At first, I used to think seeing some titties was wild, but you learn to just deal with it.

So, when you’re not performing, or creating music, what are you doing?

I’m with my son, True.

What do you and True do together?

I bought this ball pit—it’s like a mini Chuck-E-Cheese in my crib right now. He loves it. So, yeah, I’m either with him, skating, or shopping.
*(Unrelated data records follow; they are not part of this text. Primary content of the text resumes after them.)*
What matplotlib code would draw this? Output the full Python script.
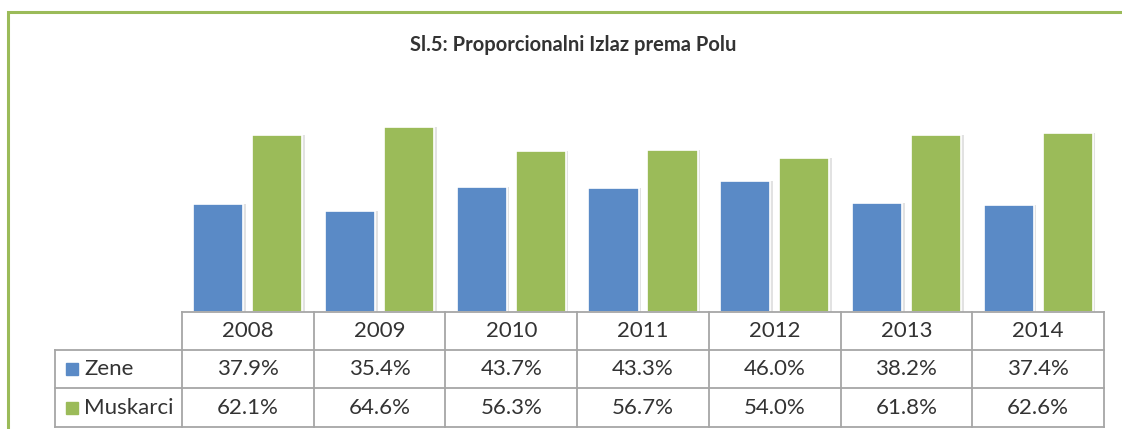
import matplotlib.pyplot as plt
import matplotlib.patches as mpatches
import matplotlib.transforms as mtransforms
import numpy as np

plt.rcParams['font.family'] = ['Lato', 'DejaVu Sans']

# podaci
years = ['2008', '2009', '2010', '2011', '2012', '2013', '2014']
zene = [37.9, 35.4, 43.7, 43.3, 46.0, 38.2, 37.4]
muskarci = [62.1, 64.6, 56.3, 56.7, 54.0, 61.8, 62.6]
series_names = ['Zene', 'Muskarci']
title = 'Sl.5: Proporcionalni Izlaz prema Polu'

c_blue = '#5A8AC6'
c_green = '#9BBB59'
c_grid = '#A6A6A6'
c_text = '#333333'

W, H = 1122, 429
fig = plt.figure(figsize=(W / 100, H / 100), dpi=100)

# okvir grafikona (zeleni)
fig.patches.append(mpatches.Rectangle((8 / W, -0.1), 1.2, (H - 12) / H + 0.1,
                                      transform=fig.transFigure, fill=False,
                                      ec=c_green, lw=2.2))

fig.text(573 / W, 1 - 45 / H, title, ha='center', va='center',
         fontsize=14.5, fontweight='bold', color=c_text)

ax = fig.add_axes([182 / W, 1 - 312 / H, 922 / W, 200 / H])
x = np.arange(len(years))
bw = 0.38
off = 0.224
for vals, dx, col in [(zene, -off, c_blue), (muskarci, off, c_green)]:
    # senka
    ax.bar(x + dx + 0.02, vals, bw, color='#D0D0D0', alpha=0.6, zorder=1)
    ax.bar(x + dx, vals, bw, color=col, edgecolor='white', lw=1.2, zorder=2)
ax.set_xlim(-0.5, len(years) - 0.5)
ax.set_ylim(0, 70)
ax.axis('off')

# tabela podataka ispod grafikona
def fy(py):
    return 1 - py / H

blend = mtransforms.blended_transform_factory(ax.transData, fig.transFigure)
x_left = -0.5 - (182 - 55) / (922 / 7)
x_right = len(years) - 0.5
rows_y = [312, 350, 388, 427]

line_kw = dict(color=c_grid, lw=1.3, transform=blend, clip_on=False)
ax.plot([-0.5, x_right], [fy(312)] * 2, **line_kw)
for yy in rows_y[1:]:
    ax.plot([x_left, x_right], [fy(yy)] * 2, **line_kw)
for i in range(len(years) + 1):
    ax.plot([i - 0.5] * 2, [fy(312), fy(427)], **line_kw)
ax.plot([x_left] * 2, [fy(350), fy(427)], **line_kw)

txt_kw = dict(ha='center', va='center', fontsize=16, color=c_text,
              transform=blend, clip_on=False)
for i, yr in enumerate(years):
    ax.text(i, fy(331), yr, **txt_kw)
    ax.text(i, fy(369), f'{zene[i]:.1f}%', **txt_kw)
    ax.text(i, fy(407.5), f'{muskarci[i]:.1f}%', **txt_kw)

for name, col, yy in [(series_names[0], c_blue, 369), (series_names[1], c_green, 407.5)]:
    fig.patches.append(mpatches.Rectangle((66 / W, fy(yy + 6)), 12 / W, 12 / H,
                                          transform=fig.transFigure, color=col))
    fig.text(84 / W, fy(yy), name, ha='left', va='center', fontsize=16, color=c_text)

fig.savefig('out.png', dpi=100)
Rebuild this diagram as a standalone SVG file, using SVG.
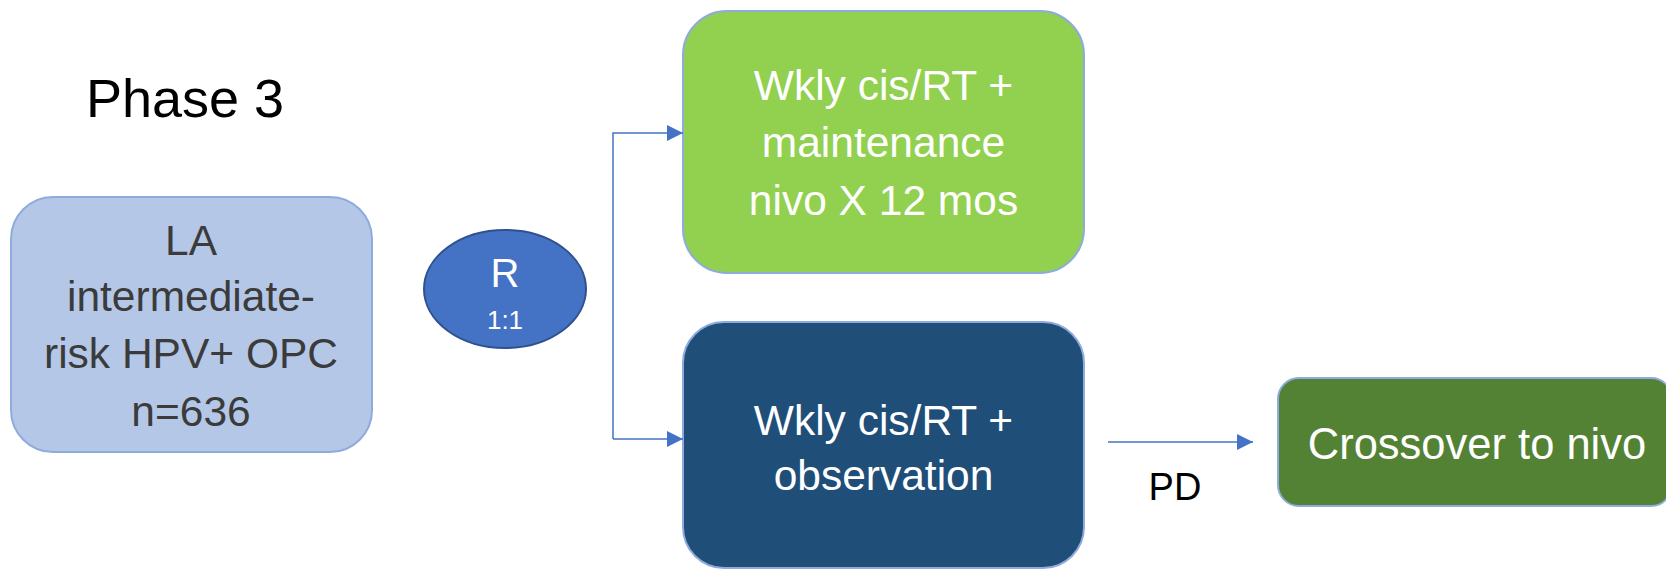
<svg xmlns="http://www.w3.org/2000/svg" width="1666" height="570" viewBox="0 0 1666 570">
<style>
text { font-family: "Liberation Sans", Arial, sans-serif; text-anchor: middle; }
.box { stroke: #8FAADC; stroke-width: 2; }
.wt { fill: #FFFFFF; font-size: 42.5px; }
.dk { fill: #3B3B3B; font-size: 42.5px; }
.conn { fill: none; stroke: #4472C4; stroke-width: 1.5; }
</style>
<defs>
<marker id="arr" markerUnits="userSpaceOnUse" markerWidth="17" markerHeight="16" refX="16" refY="8" orient="auto">
<path d="M0,0 L16,8 L0,16 Z" fill="#4472C4"/>
</marker>
</defs>
<rect width="1666" height="570" fill="#FFFFFF"/>
<g id="title">
<text x="185" y="117" style="font-size:54px;fill:#000000">Phase 3</text>
</g>
<g id="population">
<rect class="box" x="11" y="197" width="361" height="255" rx="42" ry="42" fill="#B4C7E7"/>
<text class="dk" x="191" y="255">LA</text>
<text class="dk" x="191" y="311">intermediate-</text>
<text class="dk" x="191" y="368">risk HPV+ OPC</text>
<text class="dk" x="191" y="426">n=636</text>
</g>
<g id="randomization">
<ellipse cx="505" cy="289" rx="81" ry="59" fill="#4472C4" stroke="#2F528F" stroke-width="2"/>
<text x="505" y="287" style="font-size:40px;fill:#FFFFFF">R</text>
<text x="505" y="329" style="font-size:26px;fill:#FFFFFF">1:1</text>
</g>
<g id="arm-nivo">
<rect class="box" x="683" y="11" width="401" height="262" rx="44" ry="44" fill="#92D050"/>
<text class="wt" x="883.5" y="100">Wkly cis/RT +</text>
<text class="wt" x="883.5" y="157">maintenance</text>
<text class="wt" x="883.5" y="215">nivo X 12 mos</text>
</g>
<g id="arm-observation">
<rect class="box" x="683" y="322" width="401" height="246" rx="41" ry="41" fill="#1F4E79"/>
<text class="wt" x="883.5" y="435">Wkly cis/RT +</text>
<text class="wt" x="883.5" y="490">observation</text>
</g>
<g id="crossover">
<rect class="box" x="1278" y="378" width="394" height="128" rx="21" ry="21" fill="#548235"/>
<text x="1477" y="459" style="font-size:43.5px;fill:#FFFFFF">Crossover to nivo</text>
</g>
<g id="connectors">
<polyline class="conn" points="613,439 613,133 683,133" marker-end="url(#arr)"/>
<line class="conn" x1="613" y1="439" x2="683" y2="439" marker-end="url(#arr)"/>
<line class="conn" x1="1108" y1="442" x2="1253" y2="442" marker-end="url(#arr)"/>
<text x="1175" y="500" style="font-size:38px;fill:#000000">PD</text>
</g>
</svg>
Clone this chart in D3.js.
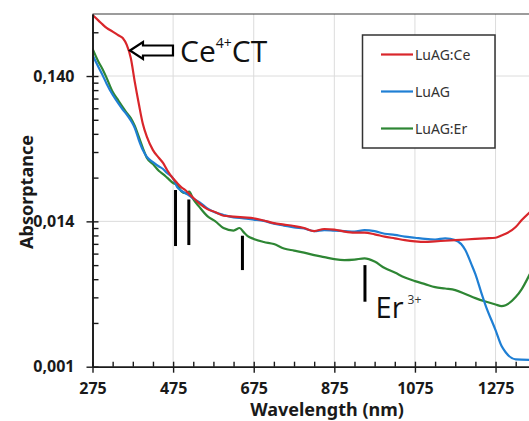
<!DOCTYPE html>
<html>
<head>
<meta charset="utf-8">
<script src="https://cdn.jsdelivr.net/npm/d3@7"></script>
<style>
  body { margin: 0; background: #fff; }
  svg { display: block; }
</style>
</head>
<body>
<div id="chart"></div>
<script>
// wavelength grid (nm) and absorptance
var wlRed = [275,290,300,310,325,340,350,360,370,380,390,400,410,425,440,450,460,475,485,495,505,515,525,540,560,580,600,625,650,675,700,725,750,775,800,825,850,875,900,925,950,975,1000,1025,1050,1075,1100,1125,1150,1175,1200,1225,1250,1275,1290,1300,1325,1340,1360];
var luagCe = [0.368,0.337,0.317,0.300,0.283,0.266,0.256,0.229,0.186,0.127,0.0899,0.0654,0.0533,0.0433,0.0382,0.0353,0.0316,0.0276,0.0257,0.0241,0.0230,0.0216,0.0203,0.0186,0.0170,0.0162,0.0153,0.0151,0.0149,0.0147,0.0142,0.0136,0.0133,0.0130,0.0126,0.0120,0.0124,0.0123,0.0119,0.0117,0.0117,0.0114,0.0110,0.0107,0.0104,0.0102,0.0101,0.0102,0.0103,0.0104,0.0105,0.0106,0.0107,0.0108,0.0112,0.0115,0.0128,0.0143,0.0162];

var wlBlue = [275,290,300,310,325,340,350,360,370,380,390,400,410,425,440,450,460,475,485,495,505,515,525,540,560,580,600,625,650,675,700,725,750,775,800,825,850,875,900,925,950,975,1000,1025,1050,1075,1100,1125,1150,1175,1200,1215,1225,1240,1250,1275,1290,1300,1325,1360];
var luag = [0.195,0.161,0.142,0.124,0.104,0.0899,0.0823,0.0761,0.0692,0.0614,0.0508,0.0433,0.0388,0.0358,0.0334,0.0321,0.0301,0.0276,0.0241,0.0228,0.0219,0.0211,0.0201,0.0190,0.0172,0.0161,0.0155,0.0149,0.0147,0.0144,0.0141,0.0135,0.0131,0.0127,0.0125,0.0120,0.0122,0.0121,0.0120,0.0119,0.0122,0.0120,0.0115,0.0113,0.0110,0.0108,0.0106,0.0105,0.0107,0.0104,0.00889,0.00711,0.00607,0.00449,0.00372,0.00250,0.00194,0.00176,0.00157,0.00156];

var wlGreen = [275,290,300,310,325,340,350,360,370,380,390,400,410,425,440,450,460,475,485,495,505,515,525,540,560,580,600,625,640,650,660,675,700,725,750,775,800,825,850,875,900,925,950,975,1000,1025,1050,1075,1100,1125,1150,1175,1200,1225,1250,1275,1290,1300,1325,1340,1360];
var luagEr = [0.216,0.175,0.156,0.136,0.109,0.0942,0.0856,0.0779,0.0720,0.0634,0.0533,0.0447,0.0382,0.0347,0.0311,0.0296,0.0280,0.0257,0.0249,0.0226,0.0219,0.0224,0.0199,0.0176,0.0152,0.0140,0.0126,0.0121,0.0126,0.0118,0.0111,0.0106,0.0101,0.00977,0.00910,0.00881,0.00854,0.00820,0.00795,0.00770,0.00758,0.00764,0.00779,0.00740,0.00668,0.00622,0.00575,0.00543,0.00518,0.00494,0.00483,0.00471,0.00443,0.00415,0.00393,0.00375,0.00366,0.00371,0.00422,0.00479,0.00607];

var seriesNames = ["LuAG:Ce", "LuAG", "LuAG:Er"];
var seriesColors = ["#d9262b", "#1f7fd4", "#2e8634"];

var xTicks = [275, 475, 675, 875, 1075, 1275];
var yTicks = [0.0014, 0.014, 0.14];

// Er3+ absorption markers: wavelength, top and bottom value
var erBars = [
  {wl: 481, top: 0.0230, bottom: 0.00947},
  {wl: 514, top: 0.0198, bottom: 0.00962},
  {wl: 647, top: 0.01115, bottom: 0.00647},
  {wl: 951, top: 0.00700, bottom: 0.00392}
];

var W = 529, H = 421;
var mLeft = 92.5, mRight = 529, mTop = 14, mBottom = 366.7;

var svg = d3.select("#chart").append("svg")
    .attr("width", W)
    .attr("height", H)
    .style("font-family", "'Noto Sans', sans-serif");

// the picture is cut at the right edge, around 1358 nm
var x = d3.scaleLinear().domain([275, 1358]).range([mLeft, mRight]);
var y = d3.scaleLog().domain([0.0014, 0.374]).range([mBottom, mTop]);

svg.append("defs").append("clipPath").attr("id", "plotclip")
  .append("rect").attr("x", mLeft).attr("y", mTop).attr("width", mRight - mLeft).attr("height", mBottom - mTop);

// gridlines
svg.append("g").selectAll("line").data(xTicks.slice(1)).enter().append("line")
    .attr("x1", function(d){ return x(d); }).attr("x2", function(d){ return x(d); })
    .attr("y1", mTop).attr("y2", mBottom)
    .attr("stroke", "#dcdcdc").attr("stroke-width", 1);
svg.append("g").selectAll("line").data(yTicks.slice(1)).enter().append("line")
    .attr("x1", mLeft).attr("x2", mRight)
    .attr("y1", function(d){ return y(d); }).attr("y2", function(d){ return y(d); })
    .attr("stroke", "#dcdcdc").attr("stroke-width", 1);

// top frame line
svg.append("line").attr("x1", mLeft).attr("x2", mRight).attr("y1", mTop).attr("y2", mTop)
    .attr("stroke", "#3a3a3a").attr("stroke-width", 1.2);

// curves
var plot = svg.append("g").attr("clip-path", "url(#plotclip)");
var allSeries = [
  {wl: wlRed, v: luagCe},
  {wl: wlBlue, v: luag},
  {wl: wlGreen, v: luagEr}
];
var line = d3.line()
    .x(function(d){ return x(d[0]); })
    .y(function(d){ return y(d[1]); })
    .curve(d3.curveMonotoneX);

// green first, red on top
[2, 1, 0].forEach(function(i){
  var pts = allSeries[i].wl.map(function(w, k){ return [w, allSeries[i].v[k]]; });
  plot.append("path").datum(pts)
      .attr("d", line)
      .attr("fill", "none")
      .attr("stroke", seriesColors[i])
      .attr("stroke-width", 2.2)
      .attr("stroke-linejoin", "round");
});

// axes
var xMinor = d3.range(275, 1358, 50);
svg.append("g").attr("transform", "translate(0," + mBottom + ")")
    .call(d3.axisBottom(x).tickValues(xTicks).tickSize(6).tickSizeOuter(0).tickPadding(10).tickFormat(d3.format("d")));
svg.append("g").attr("transform", "translate(0," + mBottom + ")")
    .call(d3.axisBottom(x).tickValues(xMinor).tickSize(-5).tickSizeOuter(0).tickFormat(""));

var yMinor = [];
yTicks.forEach(function(b){
  for (var k = 2; k <= 9; k++) yMinor.push(b * k);
});
yMinor = yMinor.filter(function(v){ return v <= 0.374; });

var fmt = d3.format(".3f");
svg.append("g").attr("transform", "translate(" + mLeft + ",0)")
    .call(d3.axisLeft(y).tickValues(yTicks).tickSize(6).tickSizeOuter(0).tickPadding(12)
      .tickFormat(function(d){ return fmt(d).replace(".", ","); }));
svg.append("g").attr("transform", "translate(" + mLeft + ",0)")
    .call(d3.axisLeft(y).tickValues(yTicks.concat(yMinor)).tickSize(-6).tickSizeOuter(0).tickFormat(""));

svg.selectAll(".domain").attr("stroke", "#1a1a1a").attr("stroke-width", 1.6);
svg.selectAll(".tick line").attr("stroke", "#1a1a1a").attr("stroke-width", 1.4);
svg.selectAll(".tick text")
    .attr("font-family", "'Noto Sans', sans-serif")
    .attr("font-size", 16).attr("font-weight", "bold").attr("fill", "#1a1a1a");

// axis titles
svg.append("text")
    .attr("x", 327).attr("y", 416)
    .attr("text-anchor", "middle")
    .attr("font-size", 18).attr("font-weight", "bold").attr("fill", "#1a1a1a")
    .text("Wavelength (nm)");
svg.append("text")
    .attr("transform", "translate(33,192) rotate(-90)")
    .attr("text-anchor", "middle")
    .attr("font-size", 18).attr("font-weight", "bold").attr("fill", "#1a1a1a")
    .text("Absorptance");

// Er3+ markers
svg.append("g").selectAll("line").data(erBars).enter().append("line")
    .attr("x1", function(d){ return x(d.wl); }).attr("x2", function(d){ return x(d.wl); })
    .attr("y1", function(d){ return y(d.top); }).attr("y2", function(d){ return y(d.bottom); })
    .attr("stroke", "#000").attr("stroke-width", 3);

var erLabel = svg.append("text").attr("x", x(955) + 9).attr("y", 318)
    .attr("font-family", "'Open Sans', sans-serif")
    .attr("font-size", 29).attr("fill", "#111");
erLabel.append("tspan").text("Er");
erLabel.append("tspan").attr("dx", 4).attr("dy", -14).attr("font-size", 12).attr("fill", "#333").text("3+");

// Ce4+ CT arrow
var tipX = x(368), tipY = 50.5;
var arrow = [[0, 0], [13, -8.5], [13, -5], [43, -5], [43, 5], [13, 5], [13, 8.5]];
svg.append("path")
    .attr("d", "M" + arrow.map(function(p){ return (tipX + p[0]) + "," + (tipY + p[1]); }).join("L") + "Z")
    .attr("fill", "#fff").attr("stroke", "#000").attr("stroke-width", 2.2)
    .attr("stroke-linejoin", "miter");

var ceLabel = svg.append("text").attr("x", 180).attr("y", 62)
    .attr("font-family", "'Open Sans', sans-serif")
    .attr("font-size", 30).attr("fill", "#111");
ceLabel.append("tspan").text("Ce");
ceLabel.append("tspan").attr("dy", -14).attr("font-size", 14).text("4+");
ceLabel.append("tspan").attr("dy", 14).text("CT");

// legend
var lg = svg.append("g");
lg.append("rect").attr("x", 362.5).attr("y", 35).attr("width", 132.5).attr("height", 113)
    .attr("fill", "#fff").attr("stroke", "#333").attr("stroke-width", 1.5);
var legendY = [54.5, 91.5, 128.5];
seriesNames.forEach(function(name, i){
  lg.append("line").attr("x1", 381).attr("x2", 413)
      .attr("y1", legendY[i]).attr("y2", legendY[i])
      .attr("stroke", seriesColors[i]).attr("stroke-width", 2.2);
  lg.append("text").attr("x", 415).attr("y", legendY[i] + 5)
      .attr("font-size", 14).attr("fill", "#333").text(name);
});
</script>
</body>
</html>
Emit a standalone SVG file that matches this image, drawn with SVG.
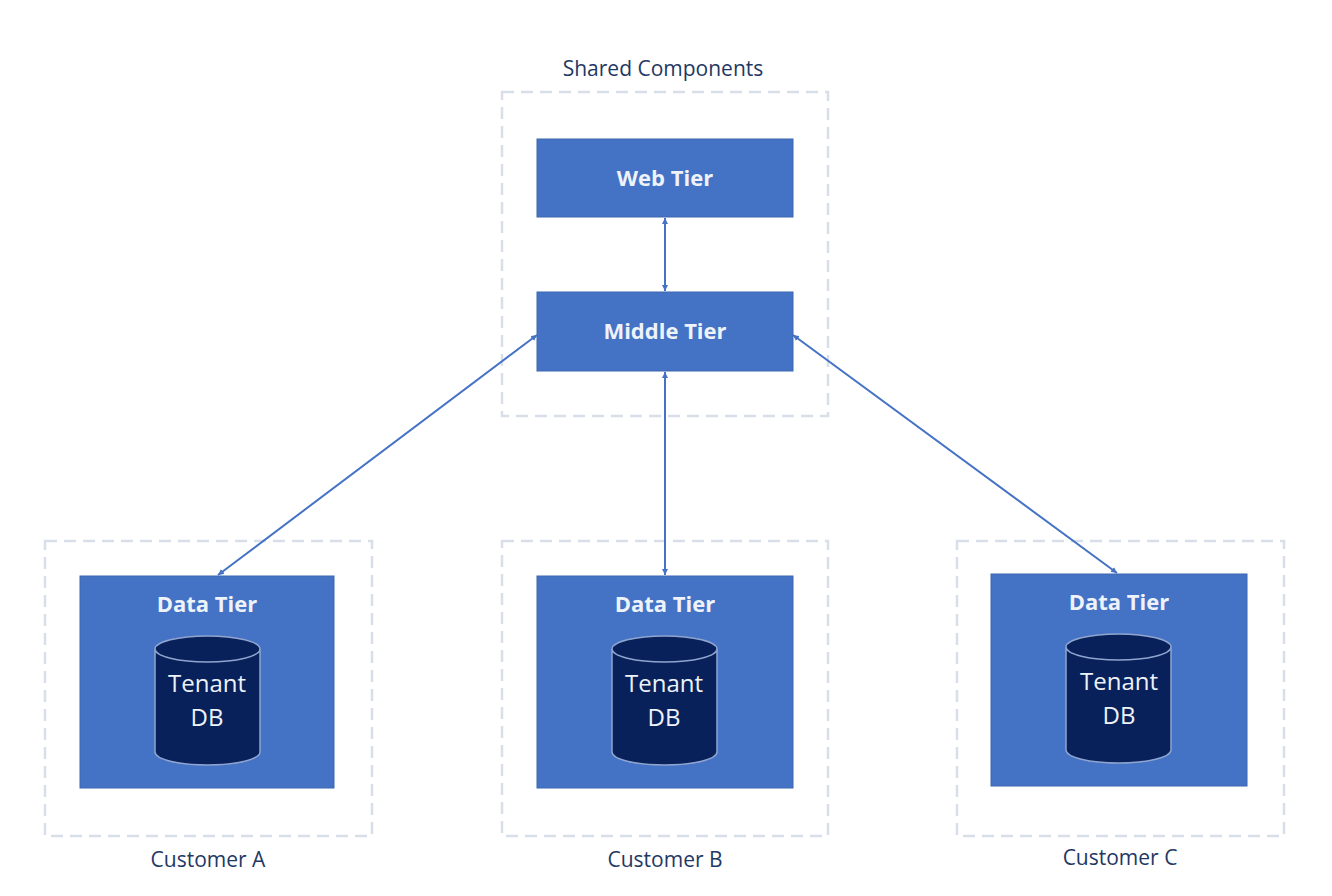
<svg xmlns="http://www.w3.org/2000/svg" width="1332" height="896" viewBox="0 0 1332 896">
<style>
.dash{fill:none;stroke:#d9dfe9;stroke-width:2.5;stroke-dasharray:12 7}
.box{fill:#4472c4;stroke:#3d66b0;stroke-width:1}
.lbl{font-family:"Open Sans","Liberation Sans",sans-serif;fill:#1f3864;font-size:21px;text-anchor:middle}
.wt{font-family:"Open Sans","Liberation Sans",sans-serif;fill:#eef2f9;font-size:22px;font-weight:bold;text-anchor:middle}
.db{font-family:"Open Sans","Liberation Sans",sans-serif;fill:#eef2f9;font-size:24px;text-anchor:middle}
.cyl{fill:#08215a;stroke:#8fa5d0;stroke-width:1.5}
.con{stroke:#4472c4;stroke-width:2;fill:none;marker-start:url(#ah);marker-end:url(#ah)}
</style>
<defs>
<marker id="ah" viewBox="0 0 10 10" refX="10" refY="5" markerWidth="6" markerHeight="6" orient="auto-start-reverse" markerUnits="userSpaceOnUse"><path d="M0,0L10,5L0,10z" fill="#4472c4"/></marker>
</defs>
<rect width="1332" height="896" fill="#fff"/>
<g id="shared">
<rect class="dash" x="502" y="92" width="326" height="324"/>
<text class="lbl" x="663" y="76">Shared Components</text>
</g>
<g id="web"><rect class="box" x="537" y="139" width="256" height="78"/><text class="wt" x="665" y="186">Web Tier</text></g>
<g id="middle"><rect class="box" x="537" y="292" width="256" height="79"/><text class="wt" x="665" y="339">Middle Tier</text></g>
<g id="custA">
<rect class="dash" x="45" y="541" width="327" height="295"/>
<rect class="box" x="80" y="576" width="254" height="212"/>
<text class="wt" x="207" y="612">Data Tier</text>
<path class="cyl" d="M155,649 L155,752 A52.5,13 0 0 0 260,752 L260,649 A52.5,13 0 0 0 155,649 A52.5,13 0 0 0 260,649"/>
<text class="db" x="207" y="692">Tenant</text><text class="db" x="207" y="726">DB</text>
<text class="lbl" x="208" y="867">Customer A</text>
</g>
<g id="custB">
<rect class="dash" x="502" y="541" width="326" height="295"/>
<rect class="box" x="537" y="576" width="256" height="212"/>
<text class="wt" x="665" y="612">Data Tier</text>
<path class="cyl" d="M612,649 L612,752 A52.5,13 0 0 0 717,752 L717,649 A52.5,13 0 0 0 612,649 A52.5,13 0 0 0 717,649"/>
<text class="db" x="664" y="692">Tenant</text><text class="db" x="664" y="726">DB</text>
<text class="lbl" x="665" y="867">Customer B</text>
</g>
<g id="custC">
<rect class="dash" x="957" y="541" width="327" height="295"/>
<rect class="box" x="991" y="574" width="256" height="212"/>
<text class="wt" x="1119" y="610">Data Tier</text>
<path class="cyl" d="M1066,647 L1066,750 A52.5,13 0 0 0 1171,750 L1171,647 A52.5,13 0 0 0 1066,647 A52.5,13 0 0 0 1171,647"/>
<text class="db" x="1119" y="690">Tenant</text><text class="db" x="1119" y="724">DB</text>
<text class="lbl" x="1120" y="865">Customer C</text>
</g>
<g id="connectors">
<line class="con" x1="665" y1="218" x2="665" y2="291"/>
<line class="con" x1="537" y1="335" x2="218" y2="575"/>
<line class="con" x1="665" y1="372" x2="665" y2="575"/>
<line class="con" x1="793" y1="335" x2="1117" y2="573"/>
</g>
</svg>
What’s your favorite brand?

That’s hard. I like a lot of vintage stuff, a lot of archived stuff. I like Japanese brands. Like these pants I’m wearing are LAD Musician, Japanese denim. Nike and Adidas too—I fuck with both of them. But overall, MadeinTYO likes a lot of Japanese brands. When I go shopping, I actually like to get stuff for my son too. I buy him Gucci. I like the stuff Gucci does for kids because it’s super animated and it actually looks like kid’s clothes, rather than dressing him like a little man. You know, I like taking photos of him in that stuff, but he’s not all day everyday like that. Let him wear Spiderman or Scooby-Doo stuff, you know, he’s a kid. I go to Uniqlo, get him a bunch of onesies, and he’s good. He doesn’t care about all of that. I learned my lesson buying him a white Gucci shirt, it’s the worst. I knew it was gonna happen—that shit was fire, though.

What does the future have in store for you?

Imma dab in different stuff. It’s a mixture with clothes and skating that I’m working on—it’s gonna be dope. You might see my son start modeling or something. And always pushing the good vibe, doing everything with love.



'Sincerely, Tokyo' drops October 26.